- Problem statement -
Transcribe the whole listing without a single picture.
##### Supplied material
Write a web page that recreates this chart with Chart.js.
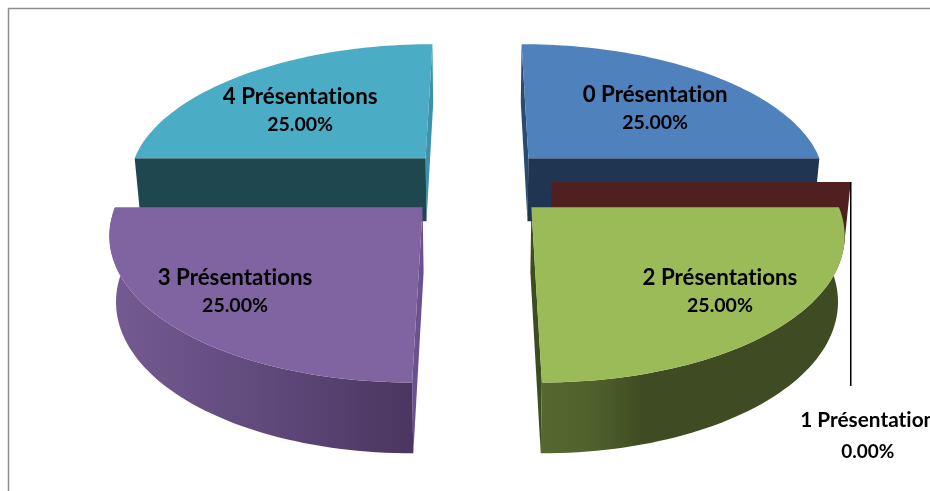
<!DOCTYPE html>
<html>
<head>
<meta charset="utf-8">
<script src="https://cdn.jsdelivr.net/npm/chart.js@4"></script>
<style>
html,body{margin:0;padding:0;background:#fff;overflow:hidden}
canvas{display:block}
</style>
</head>
<body>
<canvas id="pie" width="930" height="491"></canvas>
<script>
// Participation par nombre de présentations
const categories = ['0 Présentation', '1 Présentation', '2 Présentations', '3 Présentations', '4 Présentations'];
const shares = [25, 0, 25, 25, 25];

const topColors = ['#4F81BD', '#C0504D', '#9BBB59', '#8064A2', '#4BACC6'];
const frontWallColors = ['#1F3552', '#4F201F', '#566830', '#4A3660', '#1E4750'];
const sideWallColors = ['#2A4A70', '#4F201F', '#3C4D20', '#6A5290', '#3C93A9'];
const outerWallStops = [
  null, null,
  [[0, '#566830'], [0.18, '#4F602C'], [0.34, '#3F4B22'], [1, '#3F4B22']],
  [[0, '#4A3660'], [0.35, '#5A4474'], [0.7, '#685084'], [1, '#745A92']],
  null
];

// Camera: a tilted ground plane seen from the front, in units of the pie radius.
const camera = {cx: 477, horizon: -700, y0: 182, span: 882, depth: 1900, unit: 299, height: 64, shrink: 0.982};
const pieRadius = 200;
const explode = 200; // arc offset option; arcs shift by a quarter of it

function project(u, v, lower) {
  const Y = v * camera.unit;
  const s = camera.depth / (camera.depth - Y);
  const x = camera.cx + u * camera.unit * s;
  const y = camera.horizon + camera.span * s;
  if (!lower) return {x, y};
  return {x: camera.cx + (x - camera.cx) * camera.shrink, y: y + camera.height * Math.sqrt(s)};
}

function sliceGeometry(arc) {
  const mid = (arc.startAngle + arc.endAngle) / 2;
  const shift = explode / 4 / pieRadius;
  const tip = {u: Math.cos(mid) * shift, v: Math.sin(mid) * shift};
  const r = arc.outerRadius / pieRadius;
  const at = (a) => ({u: tip.u + Math.cos(a) * r, v: tip.v + Math.sin(a) * r});
  return {mid, tip, at};
}

function polygon(ctx, pts, fill) {
  ctx.beginPath();
  pts.forEach((p, i) => i ? ctx.lineTo(p.x, p.y) : ctx.moveTo(p.x, p.y));
  ctx.closePath();
  ctx.fillStyle = fill;
  ctx.fill();
}

function radialWall(ctx, a, b, fill) {
  polygon(ctx, [project(a.u, a.v), project(b.u, b.v), project(b.u, b.v, true), project(a.u, a.v, true)], fill);
}

function paintSlice(ctx, arc, i) {
  const g = sliceGeometry(arc);
  const {tip, at} = g;
  const start = at(arc.startAngle), end = at(arc.endAngle);

  // an empty slice is only its cut face
  if (arc.circumference === 0) {
    radialWall(ctx, tip, start, frontWallColors[i]);
    return;
  }

  const steps = 60;
  const rim = [];
  for (let k = 0; k <= steps; k++) {
    rim.push(at(arc.startAngle + (arc.endAngle - arc.startAngle) * k / steps));
  }
  const level = Math.abs(start.v - tip.v) < Math.abs(end.v - tip.v) ? start : end;
  const steep = level === start ? end : start;

  if (Math.sin(g.mid) > 0) {
    // front half: sliver of the cut face, then the curved rim wall
    radialWall(ctx, tip, steep, sideWallColors[i]);
    const upper = rim.map(p => project(p.u, p.v));
    const lower = rim.map(p => project(p.u, p.v, true)).reverse();
    const from = project(steep.u, steep.v), to = project(level.u, level.v);
    const grad = ctx.createLinearGradient(from.x, 0, to.x, 0);
    outerWallStops[i].forEach(([o, col]) => grad.addColorStop(o, col));
    polygon(ctx, upper.concat(lower), grad);
  } else {
    // back half: the wide cut face faces the viewer
    radialWall(ctx, tip, steep, sideWallColors[i]);
    radialWall(ctx, tip, level, frontWallColors[i]);
  }

  // top face
  polygon(ctx, [project(tip.u, tip.v)].concat(rim.map(p => project(p.u, p.v))), topColors[i]);
}

const labelAnchors = [
  {u: 0.651, v: -0.59}, {u: 0, v: 0}, {u: 0.724, v: 0.693}, {u: -0.721, v: 0.693}, {u: -0.645, v: -0.575}
];

function drawLabel(ctx, lines, x, y, sizes, gap) {
  ctx.fillStyle = '#000';
  ctx.textAlign = 'center';
  ctx.textBaseline = 'middle';
  ctx.letterSpacing = '0.01px';
  ctx.font = 'bold ' + sizes[0] + 'px Lato, sans-serif';
  ctx.fillText(lines[0], x, y);
  ctx.font = 'bold ' + sizes[1] + 'px Lato, sans-serif';
  ctx.fillText(lines[1], x, y + gap);
}

const pie3d = {
  id: 'pie3d',
  beforeDatasetDraw() { return false; },
  afterDatasetsDraw(chart) {
    const ctx = chart.ctx;
    const meta = chart.getDatasetMeta(0);
    const total = shares.reduce((a, b) => a + b, 0);

    ctx.save();
    // chart frame
    ctx.strokeStyle = '#8E8E8E';
    ctx.lineWidth = 1.5;
    ctx.beginPath();
    ctx.moveTo(8.5, chart.height);
    ctx.lineTo(8.5, 8.5);
    ctx.lineTo(chart.width, 8.5);
    ctx.stroke();

    // far slices first
    const order = meta.data.map((arc, i) => i)
      .sort((a, b) => Math.sin(sliceGeometry(meta.data[a]).mid) - Math.sin(sliceGeometry(meta.data[b]).mid));
    order.forEach(i => paintSlice(ctx, meta.data[i], i));

    meta.data.forEach((arc, i) => {
      const pct = (shares[i] / total * 100).toFixed(2) + '%';
      if (shares[i] === 0) {
        // empty slice: label sits below its leader line
        const g = sliceGeometry(arc);
        const end = g.at(arc.startAngle);
        const p = project(end.u, end.v);
        ctx.strokeStyle = '#000';
        ctx.lineWidth = 1.5;
        ctx.beginPath();
        ctx.moveTo(p.x, p.y);
        ctx.lineTo(p.x, p.y + 204);
        ctx.stroke();
        drawLabel(ctx, [categories[i], pct], p.x + 17, p.y + 238, [20.8, 19], 32);
      } else {
        const a = labelAnchors[i];
        const p = project(a.u, a.v);
        drawLabel(ctx, [categories[i], pct], p.x, p.y - 12.5, [22.3, 19.5], 28);
      }
    });
    ctx.restore();
  }
};

new Chart(document.getElementById('pie'), {
  type: 'pie',
  data: {
    labels: categories,
    datasets: [{data: shares, backgroundColor: topColors, borderWidth: 0, offset: explode, radius: pieRadius}]
  },
  options: {
    responsive: false,
    animation: false,
    plugins: {legend: {display: false}, tooltip: {enabled: false}}
  },
  plugins: [pie3d]
});
</script>
</body>
</html>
##########
- Complete answer -
Write a web page that recreates this chart with Chart.js.
<!DOCTYPE html>
<html>
<head>
<meta charset="utf-8">
<script src="https://cdn.jsdelivr.net/npm/chart.js@4"></script>
<style>
html,body{margin:0;padding:0;background:#fff;overflow:hidden}
canvas{display:block}
</style>
</head>
<body>
<canvas id="pie" width="930" height="491"></canvas>
<script>
// Participation par nombre de présentations
const categories = ['0 Présentation', '1 Présentation', '2 Présentations', '3 Présentations', '4 Présentations'];
const shares = [25, 0, 25, 25, 25];

const topColors = ['#4F81BD', '#C0504D', '#9BBB59', '#8064A2', '#4BACC6'];
const frontWallColors = ['#1F3552', '#4F201F', '#566830', '#4A3660', '#1E4750'];
const sideWallColors = ['#2A4A70', '#4F201F', '#3C4D20', '#6A5290', '#3C93A9'];
const outerWallStops = [
  null, null,
  [[0, '#566830'], [0.18, '#4F602C'], [0.34, '#3F4B22'], [1, '#3F4B22']],
  [[0, '#4A3660'], [0.35, '#5A4474'], [0.7, '#685084'], [1, '#745A92']],
  null
];

// Camera: a tilted ground plane seen from the front, in units of the pie radius.
const camera = {cx: 477, horizon: -700, y0: 182, span: 882, depth: 1900, unit: 299, height: 64, shrink: 0.982};
const pieRadius = 200;
const explode = 200; // arc offset option; arcs shift by a quarter of it

function project(u, v, lower) {
  const Y = v * camera.unit;
  const s = camera.depth / (camera.depth - Y);
  const x = camera.cx + u * camera.unit * s;
  const y = camera.horizon + camera.span * s;
  if (!lower) return {x, y};
  return {x: camera.cx + (x - camera.cx) * camera.shrink, y: y + camera.height * Math.sqrt(s)};
}

function sliceGeometry(arc) {
  const mid = (arc.startAngle + arc.endAngle) / 2;
  const shift = explode / 4 / pieRadius;
  const tip = {u: Math.cos(mid) * shift, v: Math.sin(mid) * shift};
  const r = arc.outerRadius / pieRadius;
  const at = (a) => ({u: tip.u + Math.cos(a) * r, v: tip.v + Math.sin(a) * r});
  return {mid, tip, at};
}

function polygon(ctx, pts, fill) {
  ctx.beginPath();
  pts.forEach((p, i) => i ? ctx.lineTo(p.x, p.y) : ctx.moveTo(p.x, p.y));
  ctx.closePath();
  ctx.fillStyle = fill;
  ctx.fill();
}

function radialWall(ctx, a, b, fill) {
  polygon(ctx, [project(a.u, a.v), project(b.u, b.v), project(b.u, b.v, true), project(a.u, a.v, true)], fill);
}

function paintSlice(ctx, arc, i) {
  const g = sliceGeometry(arc);
  const {tip, at} = g;
  const start = at(arc.startAngle), end = at(arc.endAngle);

  // an empty slice is only its cut face
  if (arc.circumference === 0) {
    radialWall(ctx, tip, start, frontWallColors[i]);
    return;
  }

  const steps = 60;
  const rim = [];
  for (let k = 0; k <= steps; k++) {
    rim.push(at(arc.startAngle + (arc.endAngle - arc.startAngle) * k / steps));
  }
  const level = Math.abs(start.v - tip.v) < Math.abs(end.v - tip.v) ? start : end;
  const steep = level === start ? end : start;

  if (Math.sin(g.mid) > 0) {
    // front half: sliver of the cut face, then the curved rim wall
    radialWall(ctx, tip, steep, sideWallColors[i]);
    const upper = rim.map(p => project(p.u, p.v));
    const lower = rim.map(p => project(p.u, p.v, true)).reverse();
    const from = project(steep.u, steep.v), to = project(level.u, level.v);
    const grad = ctx.createLinearGradient(from.x, 0, to.x, 0);
    outerWallStops[i].forEach(([o, col]) => grad.addColorStop(o, col));
    polygon(ctx, upper.concat(lower), grad);
  } else {
    // back half: the wide cut face faces the viewer
    radialWall(ctx, tip, steep, sideWallColors[i]);
    radialWall(ctx, tip, level, frontWallColors[i]);
  }

  // top face
  polygon(ctx, [project(tip.u, tip.v)].concat(rim.map(p => project(p.u, p.v))), topColors[i]);
}

const labelAnchors = [
  {u: 0.651, v: -0.59}, {u: 0, v: 0}, {u: 0.724, v: 0.693}, {u: -0.721, v: 0.693}, {u: -0.645, v: -0.575}
];

function drawLabel(ctx, lines, x, y, sizes, gap) {
  ctx.fillStyle = '#000';
  ctx.textAlign = 'center';
  ctx.textBaseline = 'middle';
  ctx.letterSpacing = '0.01px';
  ctx.font = 'bold ' + sizes[0] + 'px Lato, sans-serif';
  ctx.fillText(lines[0], x, y);
  ctx.font = 'bold ' + sizes[1] + 'px Lato, sans-serif';
  ctx.fillText(lines[1], x, y + gap);
}

const pie3d = {
  id: 'pie3d',
  beforeDatasetDraw() { return false; },
  afterDatasetsDraw(chart) {
    const ctx = chart.ctx;
    const meta = chart.getDatasetMeta(0);
    const total = shares.reduce((a, b) => a + b, 0);

    ctx.save();
    // chart frame
    ctx.strokeStyle = '#8E8E8E';
    ctx.lineWidth = 1.5;
    ctx.beginPath();
    ctx.moveTo(8.5, chart.height);
    ctx.lineTo(8.5, 8.5);
    ctx.lineTo(chart.width, 8.5);
    ctx.stroke();

    // far slices first
    const order = meta.data.map((arc, i) => i)
      .sort((a, b) => Math.sin(sliceGeometry(meta.data[a]).mid) - Math.sin(sliceGeometry(meta.data[b]).mid));
    order.forEach(i => paintSlice(ctx, meta.data[i], i));

    meta.data.forEach((arc, i) => {
      const pct = (shares[i] / total * 100).toFixed(2) + '%';
      if (shares[i] === 0) {
        // empty slice: label sits below its leader line
        const g = sliceGeometry(arc);
        const end = g.at(arc.startAngle);
        const p = project(end.u, end.v);
        ctx.strokeStyle = '#000';
        ctx.lineWidth = 1.5;
        ctx.beginPath();
        ctx.moveTo(p.x, p.y);
        ctx.lineTo(p.x, p.y + 204);
        ctx.stroke();
        drawLabel(ctx, [categories[i], pct], p.x + 17, p.y + 238, [20.8, 19], 32);
      } else {
        const a = labelAnchors[i];
        const p = project(a.u, a.v);
        drawLabel(ctx, [categories[i], pct], p.x, p.y - 12.5, [22.3, 19.5], 28);
      }
    });
    ctx.restore();
  }
};

new Chart(document.getElementById('pie'), {
  type: 'pie',
  data: {
    labels: categories,
    datasets: [{data: shares, backgroundColor: topColors, borderWidth: 0, offset: explode, radius: pieRadius}]
  },
  options: {
    responsive: false,
    animation: false,
    plugins: {legend: {display: false}, tooltip: {enabled: false}}
  },
  plugins: [pie3d]
});
</script>
</body>
</html>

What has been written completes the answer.